My child’s kindergarten has three groups of children: the mouse group, the mole group, and the eagle group. I often wonder about the phase transition between the first two and the third groups, and what makes a kid an eagle versus a mole. “The little kids go to mouse group, the talented ones to eagle group, the stinky ones to mole group,” I’d imagine. But it turns out, rather uninterestingly, that the sorting is based on age. And I’m not saying this because my kid’s in the mole group.

But schools in Germany do quite an early selection into different streams. By the 5th grade, kids are sorted into “academic”, “vocational”, and “sporty” (I broadly paraphrase here, and might be missing a few other classifications: “artsy”, “jailbird”). The teachers have a strong, sometimes absolute, influence on the categorization. And it is quite tricky to shift from one sort to another down the line.

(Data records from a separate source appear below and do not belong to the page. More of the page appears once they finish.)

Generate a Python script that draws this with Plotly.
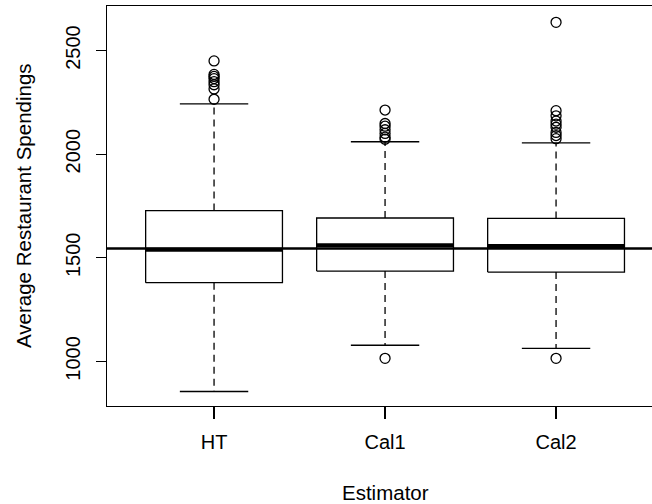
import plotly.graph_objects as go

# ---- data ----
categories = ["HT", "Cal1", "Cal2"]
lower_whisker = [855, 1078, 1063]
q1 = [1380, 1436, 1431]
median = [1539, 1561, 1557]
q3 = [1728, 1692, 1690]
upper_whisker = [2243, 2060, 2055]
outliers = [
    [2450, 2385, 2375, 2365, 2350, 2335, 2315, 2265],
    [2213, 2148, 2135, 2118, 2100, 2082, 2072, 1015],
    [2636, 2210, 2185, 2160, 2145, 2130, 2105, 2090, 2075, 1015],
]
reference_value = 1545
y_ticks = [1000, 1500, 2000, 2500]

FONT = "Liberation Sans, Arial, Helvetica, sans-serif"
BOX_HALF = 0.4
STAPLE_HALF = 0.2
LW = 1.3

fig = go.Figure()
positions = list(range(1, len(categories) + 1))

for i, p in enumerate(positions):
    # dashed whiskers
    for a, b in ((q3[i], upper_whisker[i]), (q1[i], lower_whisker[i])):
        fig.add_trace(go.Scatter(x=[p, p], y=[a, b], mode="lines",
                                 line=dict(color="black", width=LW, dash="7px,5px"),
                                 hoverinfo="skip", showlegend=False))
    # staples
    for w in (upper_whisker[i], lower_whisker[i]):
        fig.add_trace(go.Scatter(x=[p - STAPLE_HALF, p + STAPLE_HALF], y=[w, w], mode="lines",
                                 line=dict(color="black", width=LW),
                                 hoverinfo="skip", showlegend=False))
    # box
    fig.add_trace(go.Scatter(
        x=[p - BOX_HALF, p + BOX_HALF, p + BOX_HALF, p - BOX_HALF, p - BOX_HALF],
        y=[q1[i], q1[i], q3[i], q3[i], q1[i]],
        mode="lines", fill="toself", fillcolor="white",
        line=dict(color="black", width=LW), hoverinfo="skip", showlegend=False))
    # median
    fig.add_trace(go.Scatter(x=[p - BOX_HALF, p + BOX_HALF], y=[median[i], median[i]],
                             mode="lines", line=dict(color="black", width=4),
                             hoverinfo="skip", showlegend=False))
    # outliers
    fig.add_trace(go.Scatter(x=[p] * len(outliers[i]), y=outliers[i], mode="markers",
                             marker=dict(symbol="circle-open", size=10,
                                         color="black", line=dict(width=LW)),
                             hoverinfo="skip", showlegend=False))

# reference line
fig.add_hline(y=reference_value, line=dict(color="black", width=2.5))

fig.update_layout(
    width=652, height=504,
    margin=dict(l=107, r=0, t=6, b=98, autoexpand=False),
    paper_bgcolor="white", plot_bgcolor="white",
    font=dict(family=FONT, size=20, color="black"),
    showlegend=False,
)
fig.update_xaxes(
    range=[0.374, 3.561], tickvals=positions, ticktext=categories,
    showgrid=False, zeroline=False, showline=True, mirror=True,
    linecolor="black", linewidth=LW, ticks="outside", ticklen=12,
    tickwidth=LW, tickcolor="black", ticklabelstandoff=6, automargin=False,
)
fig.update_yaxes(
    range=[785, 2715], tickvals=y_ticks,
    showgrid=False, zeroline=False, showline=True, mirror=False,
    linecolor="black", linewidth=LW, ticks="outside", ticklen=10,
    tickwidth=LW, tickcolor="black", tickangle=-90, ticklabelstandoff=8,
    automargin=False,
)
fig.add_annotation(text="Average Restaurant Spendings", xref="paper", yref="paper",
                   x=0, y=0.5, xanchor="center", yanchor="middle",
                   xshift=-84, textangle=-90, showarrow=False,
                   font=dict(family=FONT, size=20.5))
fig.add_annotation(text="Estimator", xref="paper", yref="paper",
                   x=(385 - 107) / 545, y=0, xanchor="center", yanchor="middle",
                   yshift=-86, showarrow=False,
                   font=dict(family=FONT, size=20.5))

fig.write_html("out.html",
               config={"displayModeBar": False, "staticPlot": True},
               post_script="document.body.style.margin='0';document.body.style.overflow='hidden';")
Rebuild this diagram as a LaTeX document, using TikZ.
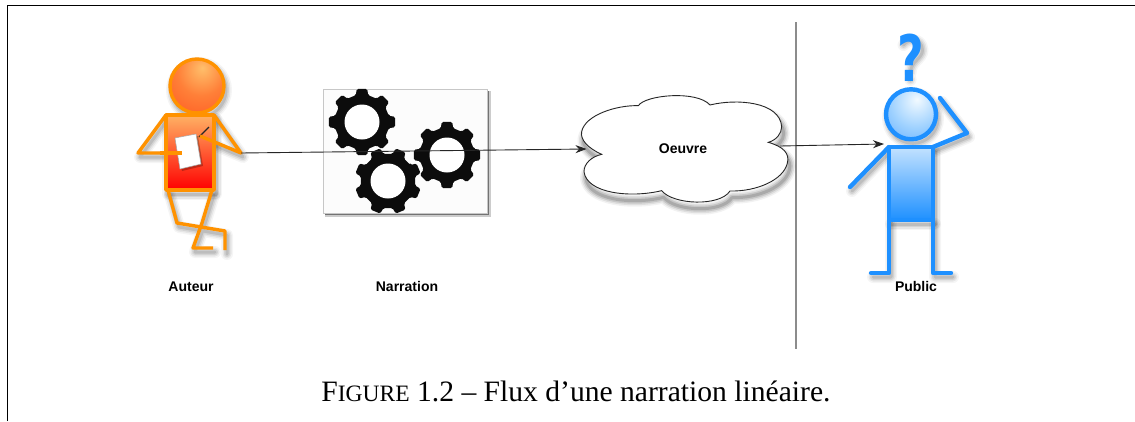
\documentclass[tikz,border=0pt]{standalone}
\usepackage{fontspec}
\usetikzlibrary{arrows.meta}
\setmainfont{Liberation Serif}
\newfontfamily\lblfont{Liberation Sans}[BoldFont={Liberation Sans Bold}]
\newfontfamily\qfont{DejaVu Sans Bold}
\definecolor{orstroke}{RGB}{255,146,0}
\definecolor{ortop}{RGB}{255,178,100}
\definecolor{ormid}{RGB}{255,90,35}
\definecolor{blstroke}{RGB}{30,144,255}
\definecolor{bltop}{RGB}{195,226,255}
\definecolor{gridline}{RGB}{140,140,140}
\definecolor{gearblack}{RGB}{12,12,12}
\pgfdeclareradialshading{orhead}{\pgfpoint{5bp}{17bp}}{rgb(0bp)=(1,.75,.42);rgb(22bp)=(1,.50,.22);rgb(50bp)=(1,.33,.12);rgb(100bp)=(1,.28,.08)}
\pgfdeclareradialshading{blhead}{\pgfpoint{6bp}{15bp}}{rgb(0bp)=(.95,.98,1);rgb(25bp)=(.62,.82,1);rgb(55bp)=(.28,.62,1);rgb(100bp)=(.12,.56,1)}
\tikzset{
  x=1pt,y=-1pt,
  orfig/.style={draw=orstroke,line width=3.4pt,line join=round},
  blfig/.style={draw=blstroke,line width=4.4pt,line join=round,line cap=round},
  lbl/.style={font=\lblfont\bfseries\fontsize{14}{16}\selectfont,inner sep=0pt,text=black,anchor=base},
  flow/.style={draw=black!85,line width=0.9pt,-{Stealth[length=11pt,width=8pt]}},
  gearfill/.style={fill=gearblack,rounded corners=1.5pt},
}
\newcommand{\softshadow}[3]{%
  \begin{scope}[shift={(#1,#2)}]
    \foreach \wd/\op in {12/.04,9/.06,6/.08,3/.1}{
      \draw[black,opacity=\op,line width=\wd pt,line join=round,line cap=round] #3;
    }
  \end{scope}}
\newcommand{\gearshape}[3]{%
  \fill[gearfill,shift={(#1,#2)},rotate=#3] (-13:27.5)
    \foreach \a in {0,45,...,315}{ -- (\a-13:27.5) -- (\a-9:33.5) -- (\a+9:33.5) -- (\a+13:27.5) } -- cycle;
  \fill[white,shift={(#1,#2)}] (0,0) circle (17.5);}
\begin{document}
\begin{tikzpicture}
\useasboundingbox (0,0) rectangle (1135,421);
\fill[white] (0,0) rectangle (1135,421);
% page frame
\coordinate (frameA) at (7.8,421);
\coordinate (frameB) at (7.8,5.5);
\coordinate (frameC) at (1135,5.5);
\draw[black,line width=1.3pt] (frameA) -- (frameB) -- (frameC);
% separator
\coordinate (sepT) at (796,22);
\coordinate (sepB) at (796,349);
\draw[gridline,line width=1.1pt] (sepT) -- (sepB);

% ---- Auteur
\softshadow{2}{4}{(197,86) circle (27)}
\softshadow{2}{4}{(166,115) rectangle (214,190)}
\softshadow{2}{4}{(166,115) -- (138,153) -- (182,153) (214,115) -- (241,153) -- (200,136) (168,191) -- (177,223) -- (225,231) -- (225,250) (212,191) -- (202,223) -- (193,248) -- (213,248)}
\draw[orfig] (168,190) -- (177,223) -- (225,231) -- (225,250);
\draw[orfig] (212,190) -- (202,223) -- (193,248) -- (213,248);
\path[orfig,top color=ortop,middle color=ormid,bottom color=red] (166,115) rectangle (214,190);
\shade[shading=orhead] (197,86) circle (27);
\draw[orfig] (197,86) circle (27);
\draw[orfig] (166,115) -- (138,153) -- (160,153);
\fill[black,opacity=.25] (177,140) -- (198,136) -- (203,166) -- (182,171) -- cycle;
\filldraw[white,draw=gray!70,line width=.5pt] (175,138) -- (196,134) -- (201,164) -- (180,169) -- cycle;
\draw[orstroke,line width=3.2pt] (160,153) -- (182,153);
\draw[black!85,line width=1.2pt] (199,137) -- (209,127);
\draw[orfig] (214,115) -- (241,153) -- (200,136);
\coordinate (hand) at (241,153);

% ---- Narration
\fill[black!20] (325,91) rectangle (490.5,216.5);
\fill[black!55] (325,91) rectangle (489,215);
\filldraw[fill=black!1,draw=black!22,line width=.8pt] (323,89) rectangle (487,213);
\gearshape{362}{122}{0}
\gearshape{388}{181}{22.5}
\gearshape{447}{155}{0}

% ---- Oeuvre cloud
\begin{scope}[shift={(560,90)},x=0.3333pt,y=-0.3333pt]
  \def\cloudpath{(125,193) .. controls (85,175) and (60,150) .. (65,125)
    .. controls (75,75) and (170,45) .. (235,47)
    .. controls (255,15) and (410,0) .. (450,45)
    .. controls (530,25) and (660,35) .. (665,110)
    .. controls (665,130) and (650,150) .. (625,157)
    .. controls (670,170) and (690,190) .. (682,220)
    .. controls (670,270) and (590,305) .. (510,303)
    .. controls (480,350) and (340,345) .. (305,302)
    .. controls (210,325) and (80,310) .. (72,245)
    .. controls (72,220) and (95,200) .. (125,193) -- cycle}
  \begin{scope}[shift={(6,20)}]
    \foreach \wd/\op in {12/.05,9/.08,6/.11,3/.14}{
      \draw[black,opacity=\op,line width=\wd pt,line join=round] \cloudpath;
    }
  \end{scope}
  \filldraw[fill=white,draw=black!85,line width=.9pt] \cloudpath;
\end{scope}
\coordinate (cloudin) at (586.5,149);
\coordinate (cloudout) at (780,146);

% ---- Public
\softshadow{2}{4}{(911,114.3) circle (25)}
\softshadow{2}{4}{(889,147) rectangle (933,220)}
\softshadow{2}{4}{(889,147) -- (850,187) (933,147) -- (967,133) -- (940,98) (889,220) -- (889,273) -- (871,273) (933,220) -- (933,273) -- (951,273)}
\softshadow{1.5}{3}{(902,42) .. controls (906,36) and (920,34) .. (921,47) .. controls (921,56) and (909,58) .. (909,70) (909,76) -- (909,77)}
\draw[blfig] (889,147) -- (850,187);
\draw[blfig] (933,147) -- (967,133) -- (940,98);
\draw[blfig] (889,220) -- (889,273) -- (871,273);
\draw[blfig] (933,220) -- (933,273) -- (951,273);
\path[blfig,top color=bltop,bottom color=blstroke] (889,147) rectangle (933,220);
\shade[shading=blhead] (911,114.3) circle (25);
\draw[blfig] (911,114.3) circle (25);
\coordinate (viewer) at (884,144);
\node[inner sep=0pt,text=blstroke,font=\qfont\fontsize{64}{70}\selectfont] (qmark) at (910.5,58) {\scalebox{.72}[1]{?}};

% ---- Flows
\draw[flow] (hand) -- (cloudin);
\draw[flow] (cloudout) -- (viewer);

% ---- Labels
\node[lbl] (oeuvre) at (683,153) {Oeuvre};
\node[lbl] (auteur) at (191,291) {Auteur};
\node[lbl] (narration) at (407,291) {Narration};
\node[lbl] (public) at (916,291) {Public};
\node[inner sep=0pt,anchor=base,text=black,font=\fontsize{29.6}{34}\selectfont] (caption) at (576,401)
  {F{\fontsize{23.5}{34}\selectfont IGURE} 1.2 – Flux d’une narration linéaire.};
\end{tikzpicture}
\end{document}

Which leads to interesting problems, as a recent conversation with a colleague revealed. Turns out, my colleague spent a sabbatical year outside of Germany when his daughter was in the 4th grade. When he comes back, his kid is uncategorized, because she wasn’t observed in the 4th grade. Moreover, this is in a state where the teachers’ categorization is absolute. So without the categorization there is no school ready to accept the kid! Suggested solution: have the child repeat fourth grade. Ouch. Ain’t he glad he wasn’t away for 5 years?

A loophole exists. Move to a state where the parents can decide on the sorting, get the kid in school, and move back. (Transfers between schools of the same sort are allowed.) But curricula vary widely across states. So for example in Bavaria, the kids learn German and Latin (!) in school, in other states, they learn German and English, German and French, German and Russian. So moving across states effectively involves “repeating” a grade.

It turned out ok for my friend, because the teachers decided to accept the kid with only a preliminary evaluation. But I think it is a bad thing overall to make moving such a hassle. There must be an economic theory correlating fluidity of the workforce to the output of the economy. Intuitively, it seems an economy should do better if the workforce can move, in zero time, where labor is most required. Specifically, for highly skilled people such as researchers, the hassle or impossibility of a move due to external constraints such as schooling can mean sub-optimal allocations of resources across the country.